#### WHAT YOU SHOULD DO
Render the material again word for word, skipping the pictures in it.

#### RECORDS FOR THE EXERCISE
**********

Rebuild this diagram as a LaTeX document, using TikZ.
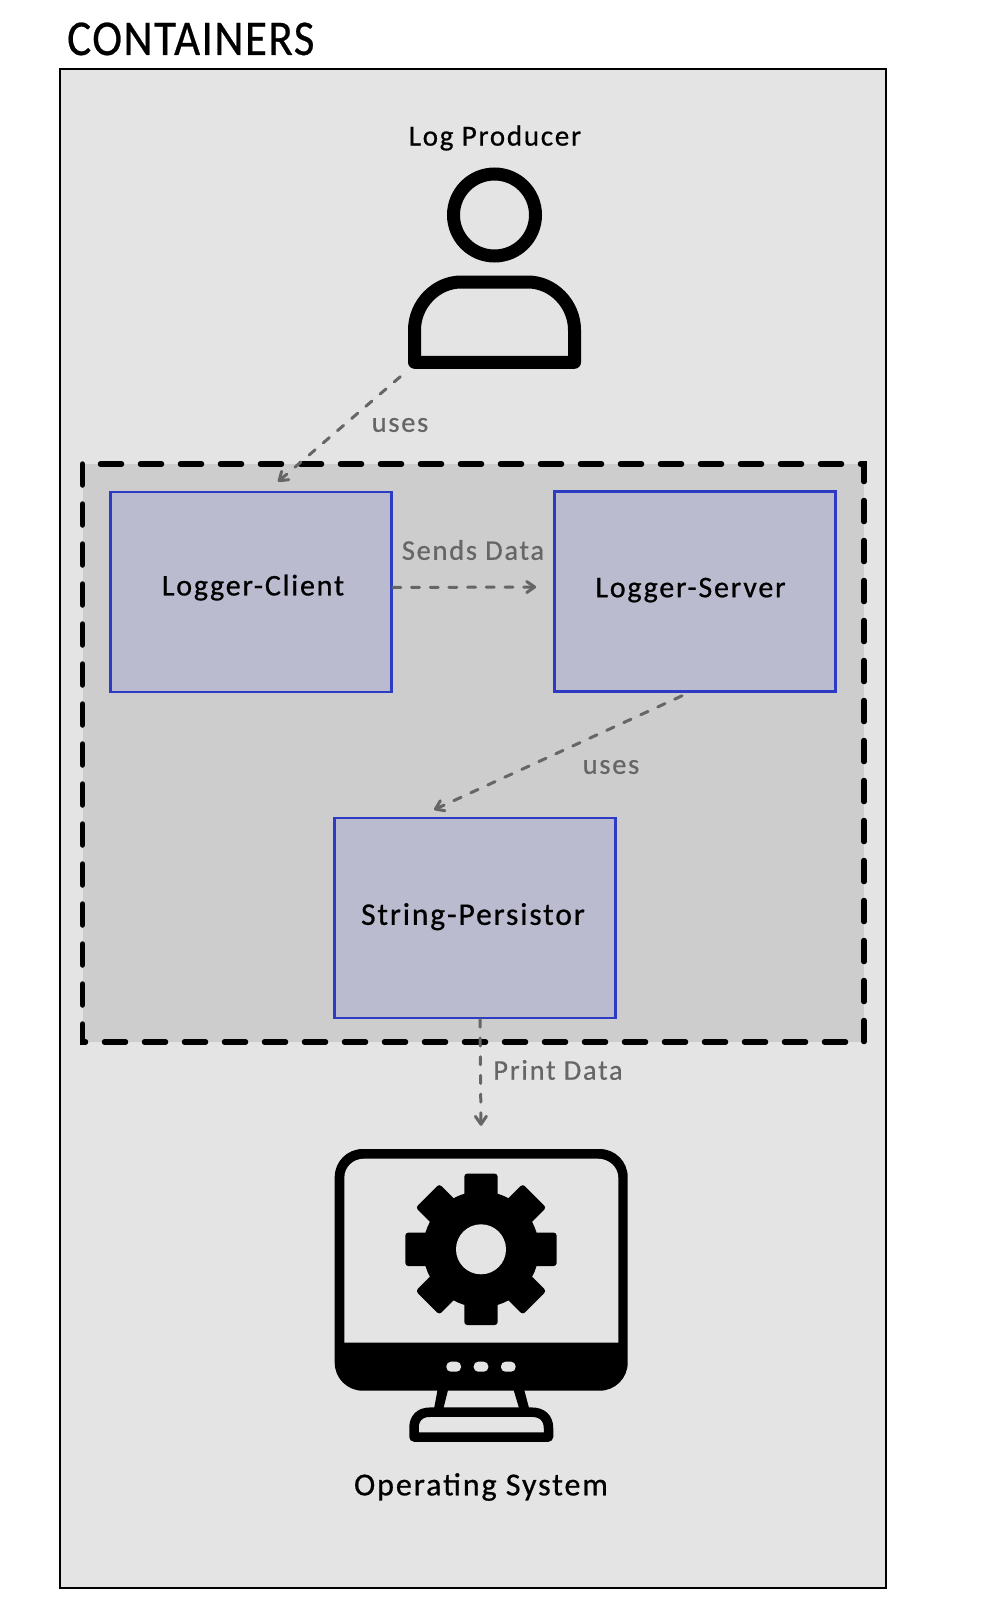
\documentclass[tikz,border=0pt]{standalone}
\usetikzlibrary{arrows.meta}
\usepackage{fontspec}
\setmainfont{Carlito}
\newfontfamily\handfont[LetterSpace=6,FakeBold=0.7]{Carlito}
\newfontfamily\flowfont[LetterSpace=6,FakeBold=0.5]{Carlito}
\newfontfamily\titlefont[LetterSpace=3,FakeStretch=0.9,FakeBold=0.5]{Carlito}
\definecolor{outerbg}{HTML}{E4E4E4}
\definecolor{innerbg}{HTML}{CDCDCD}
\definecolor{boxbg}{HTML}{BBBBD0}
\definecolor{boxline}{HTML}{2D3BC4}
\definecolor{flowgray}{HTML}{666666}
\tikzset{
    container/.style={draw=boxline,line width=2.6pt,fill=boxbg,minimum width=281pt,minimum height=200pt,inner sep=0pt,font=\handfont\fontsize{30}{32}\selectfont},
    flow/.style={-{Straight Barb[length=8pt,width=11pt,line cap=round,line join=round]},flowgray,line width=3pt,line cap=round,dash pattern=on 8pt off 10.7pt},
    flowlabel/.style={flowgray,font=\flowfont\fontsize{28.5}{32}\selectfont},
    iconlabel/.style={black,font=\handfont\fontsize{29}{32}\selectfont},
    icon/.style={minimum width=174pt,inner sep=0pt}
}
\begin{document}
\begin{tikzpicture}[x=1pt,y=-1pt]
    \useasboundingbox (0,0) rectangle (1000,1616);
    \node[font=\titlefont\fontsize{50}{54}\selectfont,anchor=base west,inner sep=0pt] (title) at (67,55) {CONTAINERS};
    \draw[line width=2.2pt,fill=outerbg] (60,69) rectangle (886,1588);
    \draw[line width=5.5pt,fill=innerbg,dash pattern=on 21pt off 19pt,line cap=round] (82.5,464) rectangle (864,1042);
    % the three boxes
    \node[container] (client) at (251,592) {\hspace*{4pt}\raisebox{14pt}{Logger-Client}};
    \node[container] (server) at (695,591.5) {\hspace*{-9pt}\raisebox{8pt}{Logger-Server}};
    \node[container,font=\handfont\fontsize{31.5}{34}\selectfont] (persistor) at (475,918) {\hspace*{-4pt}\raisebox{8pt}{String-Persistor}};
    % log producer
    \node[iconlabel] (producerlabel) at (495,138) {Log Producer};
    \node[icon,minimum height=153pt] (producer) at (494.5,292) {};
    \draw[line width=13pt] (494.5,215) circle [radius=41];
    \draw[line width=13pt,line join=round] (414.5,362.3) -- (414.5,330) .. controls (414.5,304) and (436,282) .. (461,282) -- (528,282) .. controls (553,282) and (574.5,304) .. (574.5,330) -- (574.5,362.3) -- cycle;
    % operating system
    \node[icon,minimum height=292pt] (os) at (481,1295) {};
    \fill[rounded corners=28pt] (334.7,1149) rectangle (627.7,1390.7);
    \fill[outerbg] (344.3,1342.7) -- (344.3,1178) .. controls (344.3,1167) and (353,1158.7) .. (364,1158.7) -- (598,1158.7) .. controls (609,1158.7) and (618.3,1167) .. (618.3,1178) -- (618.3,1342.7) -- cycle;
    \fill (481,1249.3) circle [radius=58];
    \foreach \a in {0,45,...,315}
        \fill[rotate around={\a:(481,1249.3)},rounded corners=3pt] (464.3,1240) rectangle (497.7,1173.6);
    \fill[outerbg] (481,1249.3) circle [radius=25];
    \foreach \x in {453.7,481,508.3}
        \fill[outerbg,rounded corners=4.5pt] (\x-7.3,1361.7) rectangle (\x+7.3,1371.7);
    \fill (437.7,1389) -- (448.3,1389) -- (443.3,1409) -- (434,1409) -- cycle;
    \fill (513.3,1389) -- (524,1389) -- (529.3,1409) -- (519.3,1409) -- cycle;
    \draw[line width=9.5pt,line join=round] (414,1437) -- (414,1428) .. controls (414,1418) and (420,1412.2) .. (430,1412.2) -- (532,1412.2) .. controls (542,1412.2) and (548.5,1418) .. (548.5,1428) -- (548.5,1437) -- cycle;
    \node[iconlabel,font=\handfont\fontsize{32}{34}\selectfont] (oslabel) at (481,1487) {Operating System};
    % connectors
    \draw[flow] ([shift={(-7,8)}]producer.south west) -- ([shift={(27,-9)}]client.north);
    \draw[flow] ([shift={(0,-4.5)}]client.east) -- ([shift={(-17,-4.5)}]server.west);
    \draw[flow] ([shift={(-13,3)}]server.south) -- ([shift={(-41,-7)}]persistor.north);
    \draw[flow] ([shift={(5,0)}]persistor.south) -- ([shift={(0,-23)}]os.north);
    \node[flowlabel] (useslabel) at (400,425) {uses};
    \node[flowlabel] (sendslabel) at (473,550) {Sends Data};
    \node[flowlabel] (usestwolabel) at (611,767) {uses};
    \node[flowlabel] (printlabel) at (558,1070) {Print Data};
\end{tikzpicture}
\end{document}
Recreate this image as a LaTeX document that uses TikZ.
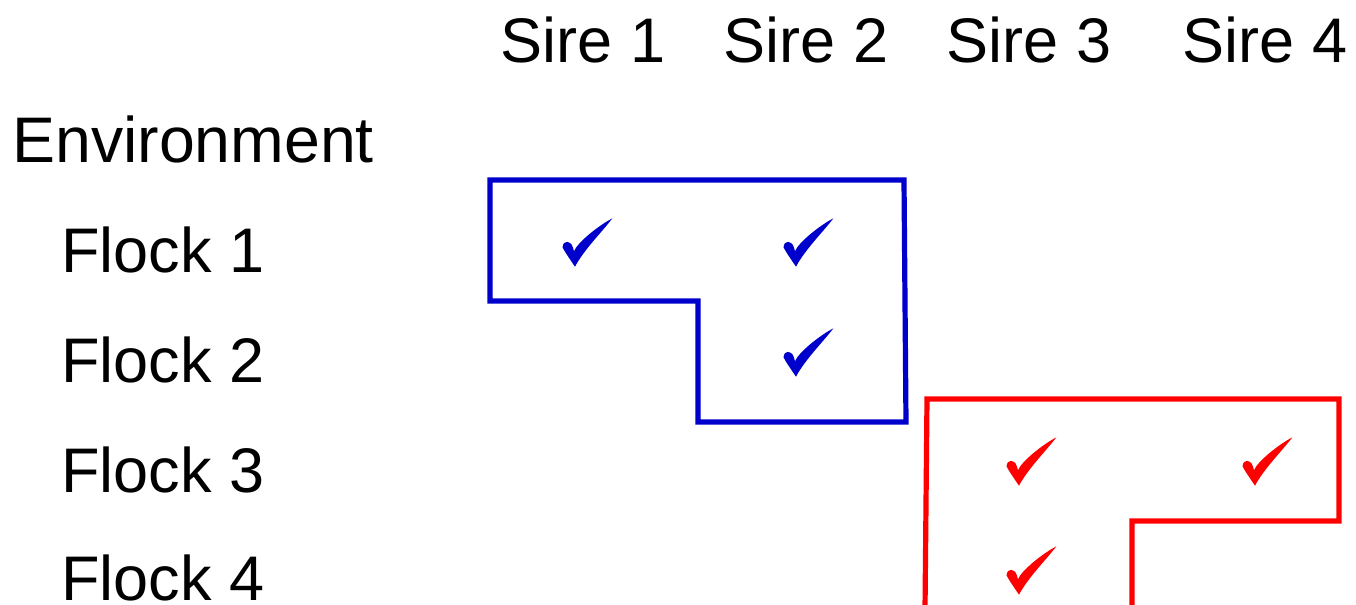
\documentclass[tikz,border=0pt]{standalone}
\usepackage{fontspec}
\setmainfont{Liberation Sans}
\begin{document}
\begin{tikzpicture}[x=0.5pt,y=-0.5pt,
  lbl/.style={inner sep=0pt,font=\fontsize{31.5}{38}\selectfont},
  bluegroup/.style={draw=groupblue,line width=2.6pt,line join=miter},
  redgroup/.style={draw=red,line width=2.6pt,line join=miter},
  checkmark/.pic={
    \fill (-22.5,4.7) .. controls (-21.5,0.2) .. (-17.7,-0.8)
      .. controls (-13.3,0.8) .. (-11,8.5)
      .. controls (-7.3,-0.5) and (14,-17.5) .. (27.3,-24.3)
      .. controls (18.5,-12.5) and (-1.5,7.5) .. (-10,24)
      .. controls (-18,12.3) .. cycle;
  }]
\definecolor{groupblue}{RGB}{0,0,204}
\useasboundingbox (0,0) rectangle (1356,605);

% column headings
\node[lbl,anchor=base] (s1) at (583,62) {Sire 1};
\node[lbl,anchor=base] (s2) at (806,62) {Sire 2};
\node[lbl,anchor=base] (s3) at (1029,62) {Sire 3};
\node[lbl,anchor=base] (s4) at (1265,62) {Sire 4};

% row headings
\node[lbl,anchor=base west,font=\fontsize{32.2}{38}\selectfont] (env) at (12,162) {Environment};
\node[lbl,anchor=base west] (f1) at (61,272) {Flock 1};
\node[lbl,anchor=base west] (f2) at (61,382) {Flock 2};
\node[lbl,anchor=base west] (f3) at (61,492) {Flock 3};
\node[lbl,anchor=base west] (f4) at (61,600) {Flock 4};

% first connected group
\draw[bluegroup] (490,180) -- (904,180) -- (906,422) -- (698,422) -- (698,301) -- (490,301) -- cycle;
\pic[fill=groupblue] (c11) at (585,242.7) {checkmark};
\pic[fill=groupblue] (c12) at (806,242.7) {checkmark};
\pic[fill=groupblue] (c22) at (806,352.7) {checkmark};

% second connected group
\draw[redgroup] (925,610) -- (927,399) -- (1339,399) -- (1339,521) -- (1132,521) -- (1132,610);
\pic[fill=red] (c33) at (1029,461.7) {checkmark};
\pic[fill=red] (c34) at (1265,461.7) {checkmark};
\pic[fill=red] (c43) at (1029,570.7) {checkmark};
\end{tikzpicture}
\end{document}
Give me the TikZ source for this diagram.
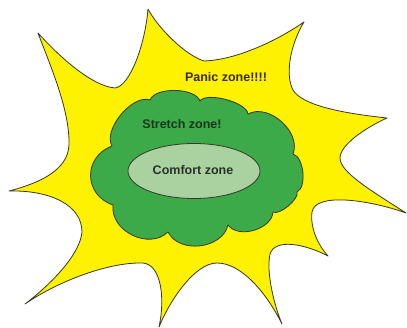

**********

#### THE RESULT
Rebuild this diagram as a LaTeX document, using TikZ.
\documentclass[tikz,border=0pt]{standalone}
\usetikzlibrary{arrows.meta}
\usepackage{fontspec}
\setmainfont{Carlito}
\newfontfamily\handfont[LetterSpace=6,FakeBold=0.7]{Carlito}
\newfontfamily\flowfont[LetterSpace=6,FakeBold=0.5]{Carlito}
\newfontfamily\titlefont[LetterSpace=3,FakeStretch=0.9,FakeBold=0.5]{Carlito}
\definecolor{outerbg}{HTML}{E4E4E4}
\definecolor{innerbg}{HTML}{CDCDCD}
\definecolor{boxbg}{HTML}{BBBBD0}
\definecolor{boxline}{HTML}{2D3BC4}
\definecolor{flowgray}{HTML}{666666}
\tikzset{
    container/.style={draw=boxline,line width=2.6pt,fill=boxbg,minimum width=281pt,minimum height=200pt,inner sep=0pt,font=\handfont\fontsize{30}{32}\selectfont},
    flow/.style={-{Straight Barb[length=8pt,width=11pt,line cap=round,line join=round]},flowgray,line width=3pt,line cap=round,dash pattern=on 8pt off 10.7pt},
    flowlabel/.style={flowgray,font=\flowfont\fontsize{28.5}{32}\selectfont},
    iconlabel/.style={black,font=\handfont\fontsize{29}{32}\selectfont},
    icon/.style={minimum width=174pt,inner sep=0pt}
}
\begin{document}
\begin{tikzpicture}[x=1pt,y=-1pt]
    \useasboundingbox (0,0) rectangle (1000,1616);
    \node[font=\titlefont\fontsize{50}{54}\selectfont,anchor=base west,inner sep=0pt] (title) at (67,55) {CONTAINERS};
    \draw[line width=2.2pt,fill=outerbg] (60,69) rectangle (886,1588);
    \draw[line width=5.5pt,fill=innerbg,dash pattern=on 21pt off 19pt,line cap=round] (82.5,464) rectangle (864,1042);
    % the three boxes
    \node[container] (client) at (251,592) {\hspace*{4pt}\raisebox{14pt}{Logger-Client}};
    \node[container] (server) at (695,591.5) {\hspace*{-9pt}\raisebox{8pt}{Logger-Server}};
    \node[container,font=\handfont\fontsize{31.5}{34}\selectfont] (persistor) at (475,918) {\hspace*{-4pt}\raisebox{8pt}{String-Persistor}};
    % log producer
    \node[iconlabel] (producerlabel) at (495,138) {Log Producer};
    \node[icon,minimum height=153pt] (producer) at (494.5,292) {};
    \draw[line width=13pt] (494.5,215) circle [radius=41];
    \draw[line width=13pt,line join=round] (414.5,362.3) -- (414.5,330) .. controls (414.5,304) and (436,282) .. (461,282) -- (528,282) .. controls (553,282) and (574.5,304) .. (574.5,330) -- (574.5,362.3) -- cycle;
    % operating system
    \node[icon,minimum height=292pt] (os) at (481,1295) {};
    \fill[rounded corners=28pt] (334.7,1149) rectangle (627.7,1390.7);
    \fill[outerbg] (344.3,1342.7) -- (344.3,1178) .. controls (344.3,1167) and (353,1158.7) .. (364,1158.7) -- (598,1158.7) .. controls (609,1158.7) and (618.3,1167) .. (618.3,1178) -- (618.3,1342.7) -- cycle;
    \fill (481,1249.3) circle [radius=58];
    \foreach \a in {0,45,...,315}
        \fill[rotate around={\a:(481,1249.3)},rounded corners=3pt] (464.3,1240) rectangle (497.7,1173.6);
    \fill[outerbg] (481,1249.3) circle [radius=25];
    \foreach \x in {453.7,481,508.3}
        \fill[outerbg,rounded corners=4.5pt] (\x-7.3,1361.7) rectangle (\x+7.3,1371.7);
    \fill (437.7,1389) -- (448.3,1389) -- (443.3,1409) -- (434,1409) -- cycle;
    \fill (513.3,1389) -- (524,1389) -- (529.3,1409) -- (519.3,1409) -- cycle;
    \draw[line width=9.5pt,line join=round] (414,1437) -- (414,1428) .. controls (414,1418) and (420,1412.2) .. (430,1412.2) -- (532,1412.2) .. controls (542,1412.2) and (548.5,1418) .. (548.5,1428) -- (548.5,1437) -- cycle;
    \node[iconlabel,font=\handfont\fontsize{32}{34}\selectfont] (oslabel) at (481,1487) {Operating System};
    % connectors
    \draw[flow] ([shift={(-7,8)}]producer.south west) -- ([shift={(27,-9)}]client.north);
    \draw[flow] ([shift={(0,-4.5)}]client.east) -- ([shift={(-17,-4.5)}]server.west);
    \draw[flow] ([shift={(-13,3)}]server.south) -- ([shift={(-41,-7)}]persistor.north);
    \draw[flow] ([shift={(5,0)}]persistor.south) -- ([shift={(0,-23)}]os.north);
    \node[flowlabel] (useslabel) at (400,425) {uses};
    \node[flowlabel] (sendslabel) at (473,550) {Sends Data};
    \node[flowlabel] (usestwolabel) at (611,767) {uses};
    \node[flowlabel] (printlabel) at (558,1070) {Print Data};
\end{tikzpicture}
\end{document}
Recreate this image as a LaTeX document that uses TikZ.
\documentclass[tikz,border=0pt]{standalone}
\usepackage{fontspec}
\setmainfont{Liberation Sans}
\begin{document}
\begin{tikzpicture}[x=0.5pt,y=-0.5pt,
  lbl/.style={inner sep=0pt,font=\fontsize{31.5}{38}\selectfont},
  bluegroup/.style={draw=groupblue,line width=2.6pt,line join=miter},
  redgroup/.style={draw=red,line width=2.6pt,line join=miter},
  checkmark/.pic={
    \fill (-22.5,4.7) .. controls (-21.5,0.2) .. (-17.7,-0.8)
      .. controls (-13.3,0.8) .. (-11,8.5)
      .. controls (-7.3,-0.5) and (14,-17.5) .. (27.3,-24.3)
      .. controls (18.5,-12.5) and (-1.5,7.5) .. (-10,24)
      .. controls (-18,12.3) .. cycle;
  }]
\definecolor{groupblue}{RGB}{0,0,204}
\useasboundingbox (0,0) rectangle (1356,605);

% column headings
\node[lbl,anchor=base] (s1) at (583,62) {Sire 1};
\node[lbl,anchor=base] (s2) at (806,62) {Sire 2};
\node[lbl,anchor=base] (s3) at (1029,62) {Sire 3};
\node[lbl,anchor=base] (s4) at (1265,62) {Sire 4};

% row headings
\node[lbl,anchor=base west,font=\fontsize{32.2}{38}\selectfont] (env) at (12,162) {Environment};
\node[lbl,anchor=base west] (f1) at (61,272) {Flock 1};
\node[lbl,anchor=base west] (f2) at (61,382) {Flock 2};
\node[lbl,anchor=base west] (f3) at (61,492) {Flock 3};
\node[lbl,anchor=base west] (f4) at (61,600) {Flock 4};

% first connected group
\draw[bluegroup] (490,180) -- (904,180) -- (906,422) -- (698,422) -- (698,301) -- (490,301) -- cycle;
\pic[fill=groupblue] (c11) at (585,242.7) {checkmark};
\pic[fill=groupblue] (c12) at (806,242.7) {checkmark};
\pic[fill=groupblue] (c22) at (806,352.7) {checkmark};

% second connected group
\draw[redgroup] (925,610) -- (927,399) -- (1339,399) -- (1339,521) -- (1132,521) -- (1132,610);
\pic[fill=red] (c33) at (1029,461.7) {checkmark};
\pic[fill=red] (c34) at (1265,461.7) {checkmark};
\pic[fill=red] (c43) at (1029,570.7) {checkmark};
\end{tikzpicture}
\end{document}
Give me the TikZ source for this diagram.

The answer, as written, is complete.